Sunday, May 23, 2010

Shrek Forever After (2010)

Saturday night with little else to do, Divi and I decided to do a double movie marathon. One of these was Kites, a movie I have already discussed. The second one was the latest addition to the Shrek franchise: Shrek Forever After. Shrek was a great animated film, a landmark of sorts in the fairytale genre which poked fun at its origins without losing any of their warmth and charm. Shrek 2 was a decent follow up saved by some golden moments (“I Need a Hero” anyone?) while staying true to the core ideas of the original. However, with Shrek the Third, the standards have fallen considerably. The latest addition does little to salvage the franchise.

The plot is as follows: Shrek (Mike Myers) and Fiona (Cameron Diaz) and their three little ones are living their hard earned happily ever after. Unfortunately, Shrek misses the old action packed days and is bored by the monotony. He decides to sign a deal with Rumpelstiltskin (Walt Dohrn) to trade a day of his life for a day as a feared ogre again. The plan backfires and he finds himself in an alternate reality where he never existed and Far Far Away is being ruled by Rumpelstiltskin and his bitches. I’m sorry, I meant witches. Anyway, Shrek must find a way to make things right again and get back his happily ever after.

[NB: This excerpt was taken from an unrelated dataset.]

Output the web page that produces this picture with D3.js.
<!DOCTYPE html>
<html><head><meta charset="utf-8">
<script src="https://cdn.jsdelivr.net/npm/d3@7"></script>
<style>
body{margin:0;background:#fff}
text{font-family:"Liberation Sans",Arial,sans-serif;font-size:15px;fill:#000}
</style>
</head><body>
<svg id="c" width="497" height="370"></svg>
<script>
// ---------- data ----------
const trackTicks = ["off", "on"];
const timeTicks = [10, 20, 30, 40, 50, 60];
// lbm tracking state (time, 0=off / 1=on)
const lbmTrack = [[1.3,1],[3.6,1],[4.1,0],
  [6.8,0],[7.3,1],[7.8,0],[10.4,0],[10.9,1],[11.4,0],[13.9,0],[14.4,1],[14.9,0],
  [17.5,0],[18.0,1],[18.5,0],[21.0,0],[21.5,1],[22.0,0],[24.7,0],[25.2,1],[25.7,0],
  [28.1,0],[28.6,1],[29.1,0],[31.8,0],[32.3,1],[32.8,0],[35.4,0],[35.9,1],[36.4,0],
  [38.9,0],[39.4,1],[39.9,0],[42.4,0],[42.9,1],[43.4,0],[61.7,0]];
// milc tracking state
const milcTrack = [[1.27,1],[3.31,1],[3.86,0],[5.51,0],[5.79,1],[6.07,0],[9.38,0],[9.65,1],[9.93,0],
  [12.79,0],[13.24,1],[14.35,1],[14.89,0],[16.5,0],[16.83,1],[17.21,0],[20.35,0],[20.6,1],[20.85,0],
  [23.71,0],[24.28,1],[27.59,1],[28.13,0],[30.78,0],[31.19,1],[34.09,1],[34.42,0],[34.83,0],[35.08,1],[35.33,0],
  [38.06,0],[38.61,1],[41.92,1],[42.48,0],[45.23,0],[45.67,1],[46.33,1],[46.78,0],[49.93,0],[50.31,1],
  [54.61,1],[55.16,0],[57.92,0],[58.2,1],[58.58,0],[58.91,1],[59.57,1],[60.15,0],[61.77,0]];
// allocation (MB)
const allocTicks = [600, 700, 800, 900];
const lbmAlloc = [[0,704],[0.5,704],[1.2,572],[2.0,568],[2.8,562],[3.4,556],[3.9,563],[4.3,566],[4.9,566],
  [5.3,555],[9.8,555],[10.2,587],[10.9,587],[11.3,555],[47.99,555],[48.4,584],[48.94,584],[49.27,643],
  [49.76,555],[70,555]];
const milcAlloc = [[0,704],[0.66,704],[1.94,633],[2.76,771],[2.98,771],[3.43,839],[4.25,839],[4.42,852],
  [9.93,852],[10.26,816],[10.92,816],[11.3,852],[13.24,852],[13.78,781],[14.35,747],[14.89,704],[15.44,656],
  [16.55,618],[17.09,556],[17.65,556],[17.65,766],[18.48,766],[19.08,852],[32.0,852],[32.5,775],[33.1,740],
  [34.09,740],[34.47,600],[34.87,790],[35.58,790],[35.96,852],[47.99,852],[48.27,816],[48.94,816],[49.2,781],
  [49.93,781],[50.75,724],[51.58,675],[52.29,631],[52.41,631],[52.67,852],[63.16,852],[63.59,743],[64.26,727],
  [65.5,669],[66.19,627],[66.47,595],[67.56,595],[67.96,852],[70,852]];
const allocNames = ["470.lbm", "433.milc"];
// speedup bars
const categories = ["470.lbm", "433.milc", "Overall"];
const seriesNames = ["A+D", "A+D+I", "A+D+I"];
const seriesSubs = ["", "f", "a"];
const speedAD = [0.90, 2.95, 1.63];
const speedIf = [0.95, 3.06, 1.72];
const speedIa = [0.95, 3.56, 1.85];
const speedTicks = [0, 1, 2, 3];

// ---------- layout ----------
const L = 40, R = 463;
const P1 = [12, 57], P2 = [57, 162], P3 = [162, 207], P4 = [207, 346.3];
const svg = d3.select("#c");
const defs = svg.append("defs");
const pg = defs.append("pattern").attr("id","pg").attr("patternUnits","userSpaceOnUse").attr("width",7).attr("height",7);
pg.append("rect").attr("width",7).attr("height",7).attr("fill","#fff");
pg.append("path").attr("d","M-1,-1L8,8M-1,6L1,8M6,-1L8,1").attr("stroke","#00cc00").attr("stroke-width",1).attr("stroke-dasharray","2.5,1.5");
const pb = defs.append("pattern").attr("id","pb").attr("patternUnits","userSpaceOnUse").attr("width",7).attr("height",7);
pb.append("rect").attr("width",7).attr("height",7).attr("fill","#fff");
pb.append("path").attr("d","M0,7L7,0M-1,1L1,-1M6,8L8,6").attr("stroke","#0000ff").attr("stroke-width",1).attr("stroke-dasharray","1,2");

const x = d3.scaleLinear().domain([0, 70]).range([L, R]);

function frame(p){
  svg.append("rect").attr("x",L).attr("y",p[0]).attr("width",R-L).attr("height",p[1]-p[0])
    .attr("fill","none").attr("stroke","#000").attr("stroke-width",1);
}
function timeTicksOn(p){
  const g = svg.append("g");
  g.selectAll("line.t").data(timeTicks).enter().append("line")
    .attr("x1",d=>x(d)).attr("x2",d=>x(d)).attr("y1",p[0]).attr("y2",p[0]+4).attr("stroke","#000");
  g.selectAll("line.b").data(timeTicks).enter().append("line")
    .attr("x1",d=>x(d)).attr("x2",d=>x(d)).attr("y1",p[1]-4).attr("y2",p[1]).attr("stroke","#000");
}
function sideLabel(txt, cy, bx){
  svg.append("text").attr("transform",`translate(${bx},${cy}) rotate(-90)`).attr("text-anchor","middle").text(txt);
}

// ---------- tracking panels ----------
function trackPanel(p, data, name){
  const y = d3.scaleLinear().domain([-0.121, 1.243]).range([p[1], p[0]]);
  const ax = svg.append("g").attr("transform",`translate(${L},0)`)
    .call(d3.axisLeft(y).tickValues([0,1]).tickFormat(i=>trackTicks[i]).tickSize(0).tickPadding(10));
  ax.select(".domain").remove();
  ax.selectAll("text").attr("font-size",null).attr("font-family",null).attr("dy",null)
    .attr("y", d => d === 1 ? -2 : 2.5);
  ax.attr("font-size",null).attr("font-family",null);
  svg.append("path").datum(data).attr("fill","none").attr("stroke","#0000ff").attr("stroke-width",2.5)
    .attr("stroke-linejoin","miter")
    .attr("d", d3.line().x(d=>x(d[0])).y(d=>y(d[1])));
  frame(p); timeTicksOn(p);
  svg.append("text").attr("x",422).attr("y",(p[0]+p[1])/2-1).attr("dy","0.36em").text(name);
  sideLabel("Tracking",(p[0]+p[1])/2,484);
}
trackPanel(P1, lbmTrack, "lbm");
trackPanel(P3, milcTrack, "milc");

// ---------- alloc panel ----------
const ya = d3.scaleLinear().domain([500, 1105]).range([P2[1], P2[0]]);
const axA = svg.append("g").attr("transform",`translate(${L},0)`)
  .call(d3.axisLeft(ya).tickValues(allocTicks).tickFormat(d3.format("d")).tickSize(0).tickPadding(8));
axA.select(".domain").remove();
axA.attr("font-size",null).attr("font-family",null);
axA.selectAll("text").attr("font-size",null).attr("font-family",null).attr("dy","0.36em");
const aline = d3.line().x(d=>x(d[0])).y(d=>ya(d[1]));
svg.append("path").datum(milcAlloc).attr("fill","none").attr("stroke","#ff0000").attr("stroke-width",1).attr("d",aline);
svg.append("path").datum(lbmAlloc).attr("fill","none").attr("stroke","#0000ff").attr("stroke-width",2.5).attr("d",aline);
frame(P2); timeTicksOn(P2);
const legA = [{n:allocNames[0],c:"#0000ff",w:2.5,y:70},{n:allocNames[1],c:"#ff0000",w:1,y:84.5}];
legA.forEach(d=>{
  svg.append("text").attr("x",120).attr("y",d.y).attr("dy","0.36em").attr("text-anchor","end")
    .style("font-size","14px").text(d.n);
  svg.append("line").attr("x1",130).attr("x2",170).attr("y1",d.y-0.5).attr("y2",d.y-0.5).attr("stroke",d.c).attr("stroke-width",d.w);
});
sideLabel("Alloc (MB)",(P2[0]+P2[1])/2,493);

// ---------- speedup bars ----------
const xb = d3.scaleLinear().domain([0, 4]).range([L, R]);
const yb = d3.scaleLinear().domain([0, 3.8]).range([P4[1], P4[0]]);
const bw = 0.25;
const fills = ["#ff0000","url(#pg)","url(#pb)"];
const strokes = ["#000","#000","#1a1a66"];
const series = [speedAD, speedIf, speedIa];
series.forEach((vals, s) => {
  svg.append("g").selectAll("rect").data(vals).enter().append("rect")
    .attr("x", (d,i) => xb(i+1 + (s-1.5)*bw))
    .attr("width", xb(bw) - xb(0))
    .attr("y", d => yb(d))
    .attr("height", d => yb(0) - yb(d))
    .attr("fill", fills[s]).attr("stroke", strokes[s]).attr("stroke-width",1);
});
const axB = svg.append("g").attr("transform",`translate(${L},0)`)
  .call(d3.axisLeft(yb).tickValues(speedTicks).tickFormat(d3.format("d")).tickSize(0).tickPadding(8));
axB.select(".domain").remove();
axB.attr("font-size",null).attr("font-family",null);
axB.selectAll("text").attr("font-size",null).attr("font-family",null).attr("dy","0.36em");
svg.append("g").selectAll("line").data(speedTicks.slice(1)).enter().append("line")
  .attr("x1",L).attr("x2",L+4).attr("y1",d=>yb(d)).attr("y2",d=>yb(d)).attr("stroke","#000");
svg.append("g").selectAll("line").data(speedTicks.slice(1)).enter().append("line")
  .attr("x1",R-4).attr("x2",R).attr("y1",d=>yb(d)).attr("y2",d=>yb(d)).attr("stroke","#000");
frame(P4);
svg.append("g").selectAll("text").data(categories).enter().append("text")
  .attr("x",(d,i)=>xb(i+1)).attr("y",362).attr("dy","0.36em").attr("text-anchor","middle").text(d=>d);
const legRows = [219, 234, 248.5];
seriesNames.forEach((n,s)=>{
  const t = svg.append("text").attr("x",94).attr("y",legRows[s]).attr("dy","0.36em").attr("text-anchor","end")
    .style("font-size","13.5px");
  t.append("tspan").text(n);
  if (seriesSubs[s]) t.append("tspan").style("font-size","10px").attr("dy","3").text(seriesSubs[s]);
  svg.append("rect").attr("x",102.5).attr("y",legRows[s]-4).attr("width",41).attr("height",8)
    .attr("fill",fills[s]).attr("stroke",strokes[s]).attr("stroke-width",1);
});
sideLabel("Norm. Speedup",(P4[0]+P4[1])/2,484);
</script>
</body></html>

There are moments in the film where we see the magic that made us fall in love with the series: in the first place the emotional moments between Shrek and Fiona in the alternate reality really do strike home and seem very real and touching. They made me care for them and even managed to move me in places. Also, the humour sparkles in places thanks to the impeccable performances of Walt Dohrn as Rumpelstiltskin and Antonio Banderas as Puss in Boots. These do set the film well above Shrek the Third. However, these are a few intermittent moments hardly worth the time spent to see the rest of the movie.

My problem with Shrek Forever After is twofold: first, the story is too sad. It truly feels tired, dreary and miserable in places. While the Shrek-Fiona moments really resonate romantically, they are too serious for kids to sit through. I can see children either yawning out of boredom or crying out of trauma. There is just not enough humour to make the themes enjoyable. Also, the supporting characters seem to annoy more than endear. The jokes fall flat in several places and the story seems jaded and familiar. This makes the film too dull for adults and in places, too serious for kids.

Secondly, the Shrek series seems to have slowly become what it once ridiculed; an ordinary typical fairytale. There is no creativity; no freshness in the film. The plot borrows copiously from other better movies like Beauty and the Beast and It’s a Wonderful Life. However, the trademark humour of Shrek is lost in a sea of cynicism. Pop culture references to U2, the Wizard of Oz and others seem forced and are unable to salvage the situation in any way.Vocal talents like those of Jane Lynch, Julie Andrews and John Cleese are entirely wasted. And King Artie (Justin Timberlake) is oddly absent from the film with no explanations offered.

Overall, Shrek Forever After is an improvement over Shrek the Third but that isn’t saying much. There are moments when the movie truly moved me. But these moments were few and far between. As a whole, the film is extremely underwhelming. It is too banal, dull, erratic and inconsistent in tone. It fails to live up to the standard that the series set itself to by the first (and to some extent, even the second) film. Ultimately, it is not only an unnecessarily film but also a mediocre one. And for Shrek, that just won't do. I believe it is time we give these characters their well deserved happily ever after.

1 comment:

  1. Aww.

    The humour in shrek used to be unique. Sad to hear about the new movie, though it is always the same with sequels; they always tend to lose their integrity.